Das Scrubbing im Jog/Shuttle-Betrieb ist, trotz der verschiedenen Modi, etwas gewöhnungsbedürftig für audiophile Ohren. Da bietet so manche Audio-DAW-Software besseres.
Die Audiobearbeitungsfunktionen sind zwar umfangreich aber, wenn man von den eingebundenen VST-Plug-Ins absieht, nicht so wie man das von einer Audio-DAW gewohnt ist: Das darf man aber auch nicht als Kritikpunkt ansehen denn die Software richtet sich ja primär an Anwender im Videobereich mit eingeschränkten Kenntnissen im Audiobereich und dementsprechend fehlt da bei den Werkzeugen meistens die Detailfunktionalität - quasi Werkzeuge für das Grobe.

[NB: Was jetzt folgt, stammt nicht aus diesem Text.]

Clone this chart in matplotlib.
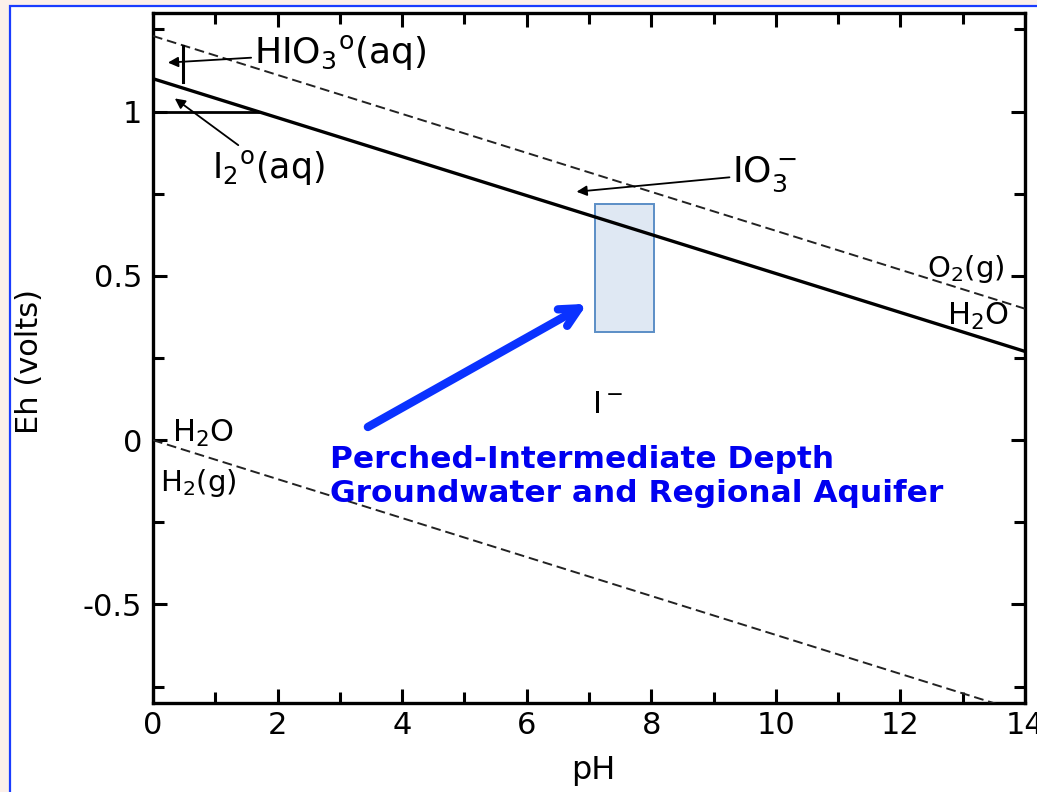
import matplotlib
matplotlib.use("Agg")
from matplotlib import pyplot as plt
from matplotlib.patches import Rectangle

plt.rcParams['font.family'] = ['DejaVu Sans']
plt.rcParams['mathtext.default'] = 'regular'
plt.rcParams['axes.unicode_minus'] = False

# stability lines (end points at pH 0 and pH 14)
ph_ends = [0, 14]
io3_i = [1.10, 0.27]          # IO3- / I- boundary
o2_h2o = [1.23, 0.40]         # upper water limit
h2o_h2 = [0.00, -0.83]        # lower water limit
i2_ph = [0, 1.7]
i2_eh = [1.0, 1.0]
hio3_ph = [0.48, 0.48]
hio3_eh = [1.09, 1.20]

# groundwater box
box_ph = [7.1, 8.05]
box_eh = [0.33, 0.72]

xticks = [0, 2, 4, 6, 8, 10, 12, 14]
yticks = [-0.5, 0, 0.5, 1]
ytick_labels = ["-0.5", "0", "0.5", "1"]

fig = plt.figure(figsize=(10.37, 7.92), dpi=100, facecolor='#fcf0ea')
# slide frame
fig.patches.append(Rectangle((10/1037, -0.05), 1.1, (792-6)/792 + 0.05,
                             transform=fig.transFigure, facecolor='white',
                             edgecolor='#1a3cff', lw=1.6, zorder=-10))

ax = fig.add_axes([153/1037, 1 - 703/792, (1025-153)/1037, (703-13)/792])
ax.set_facecolor('white')

dash = (0, (5, 2.5))
ax.plot(ph_ends, io3_i, color='black', lw=2.4, zorder=3)
ax.plot(ph_ends, o2_h2o, color='#222222', lw=1.4, ls=dash, zorder=3)
ax.plot(ph_ends, h2o_h2, color='#222222', lw=1.4, ls=dash, zorder=3)
ax.plot(i2_ph, i2_eh, color='black', lw=2.0, zorder=3)
ax.plot(hio3_ph, hio3_eh, color='black', lw=2.2, zorder=3)

ax.add_patch(Rectangle((box_ph[0], box_eh[0]), box_ph[1] - box_ph[0], box_eh[1] - box_eh[0],
                       facecolor='#dfe8f3', edgecolor='#5b8ec6', lw=1.4, zorder=2))

arrow = dict(arrowstyle='-|>', color='black', lw=1.3, mutation_scale=15, shrinkA=0, shrinkB=0)
ax.annotate('HIO$_3$$^o$(aq)', xy=(0.24, 1.149), xytext=(1.62, 1.18),
            fontsize=26, va='center', ha='left', arrowprops=arrow)
ax.annotate('I$_2$$^o$(aq)', xy=(0.35, 1.04), xytext=(0.95, 0.83),
            fontsize=25, va='center', ha='left', arrowprops=arrow)
ax.annotate('IO$_3^-$', xy=(6.8, 0.756), xytext=(9.3, 0.81),
            fontsize=26, va='center', ha='left', arrowprops=arrow)

ax.text(12.42, 0.52, 'O$_2$(g)', fontsize=21, va='center')
ax.text(12.75, 0.375, 'H$_2$O', fontsize=22, va='center')
ax.text(0.3, 0.02, 'H$_2$O', fontsize=22, va='center')
ax.text(0.12, -0.13, 'H$_2$(g)', fontsize=21, va='center')
ax.text(7.05, 0.107, 'I$^-$', fontsize=22, va='center')

ax.annotate('', xy=(6.97, 0.415), xytext=(3.45, 0.04),
            arrowprops=dict(arrowstyle='->', color='#0a32ff', lw=6, mutation_scale=34,
                            shrinkA=0, shrinkB=0))
ax.text(2.84, -0.015, 'Perched-Intermediate Depth\nGroundwater and Regional Aquifer',
        color='#0000f0', fontsize=22.5, fontweight='bold', va='top', ha='left',
        linespacing=1.2)

ax.set_xlim(0, 14)
ax.set_ylim(-0.8, 1.3)
ax.set_xticks(xticks)
ax.set_xticks(range(1, 14, 2), minor=True)
ax.set_yticks(yticks)
ax.set_yticklabels(ytick_labels)
ax.set_yticks([-0.75, -0.25, 0.25, 0.75, 1.25], minor=True)
ax.tick_params(which='both', direction='in', top=True, right=True, width=2.2, labelsize=22)
ax.tick_params(which='major', length=10, pad=6)
ax.tick_params(which='minor', length=8)
ax.tick_params(axis='y', which='major', pad=8)
for s in ax.spines.values():
    s.set_linewidth(2.4)

ax.set_xlabel('pH', fontsize=23)
ax.set_ylabel('Eh (volts)', fontsize=22)
ax.xaxis.set_label_coords(0.505, -0.075)
ax.yaxis.set_label_coords(-0.125, 0.495)

plt.savefig("out.png", dpi=100, facecolor=fig.get_facecolor())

Das Processing unter den angegebenen Minimalbedingungen ist von der Geschwindigkeit auf jeden Fall akzeptabel. Störend ist manchmal, dass bei einem Processing keine Signalisierung über ein Balken oder eine der beliebten virtuellen Eieruhren erfolgt und man manchmal das Gefühl nicht los wird, dass die Applikation abgestürzt ist - was aber nie der Fall war. Hier ist dann einfach die Geduld des Anwenders gefragt.
Fazit
Obwohl MAGIX Video Pro X3 einigtes an Audiofunktionalität bietet kommt es hier nicht an die Funktionalität von Post-Pro-Audio-Applikationen heran, wie z. B. Nuendo. Dies ist besonders im Surround-Sound-Bereich spürbar. Für den Preis von ca. 400 Euro leistet das Programm speziell im Videobereich aber einiges.
Auch schon die kleine Schwesterapplikation MAGIX Video Deluxe 17 Plus und Premium für ca. 100, bzw. 130 Euro, leistet vieles wie Multicam-Betrieb und 5.1-Surround-Sound, was dem reinen Toningenieur im Tagesgeschäft ausreichen dürfte. Die Pro X3 Version bietet aber besonders beim Editing und den Formatunterstützungen doch noch mal mehr, ist aber dafür auch deutlich teurer.
Über die Web-Site von Magix sind 30-Tage-Demoversionen für Video Deluxe und Pro X3 verfügbar, die man für eine weitere Entscheidungshilfe auf jeden Fall nutzen sollte.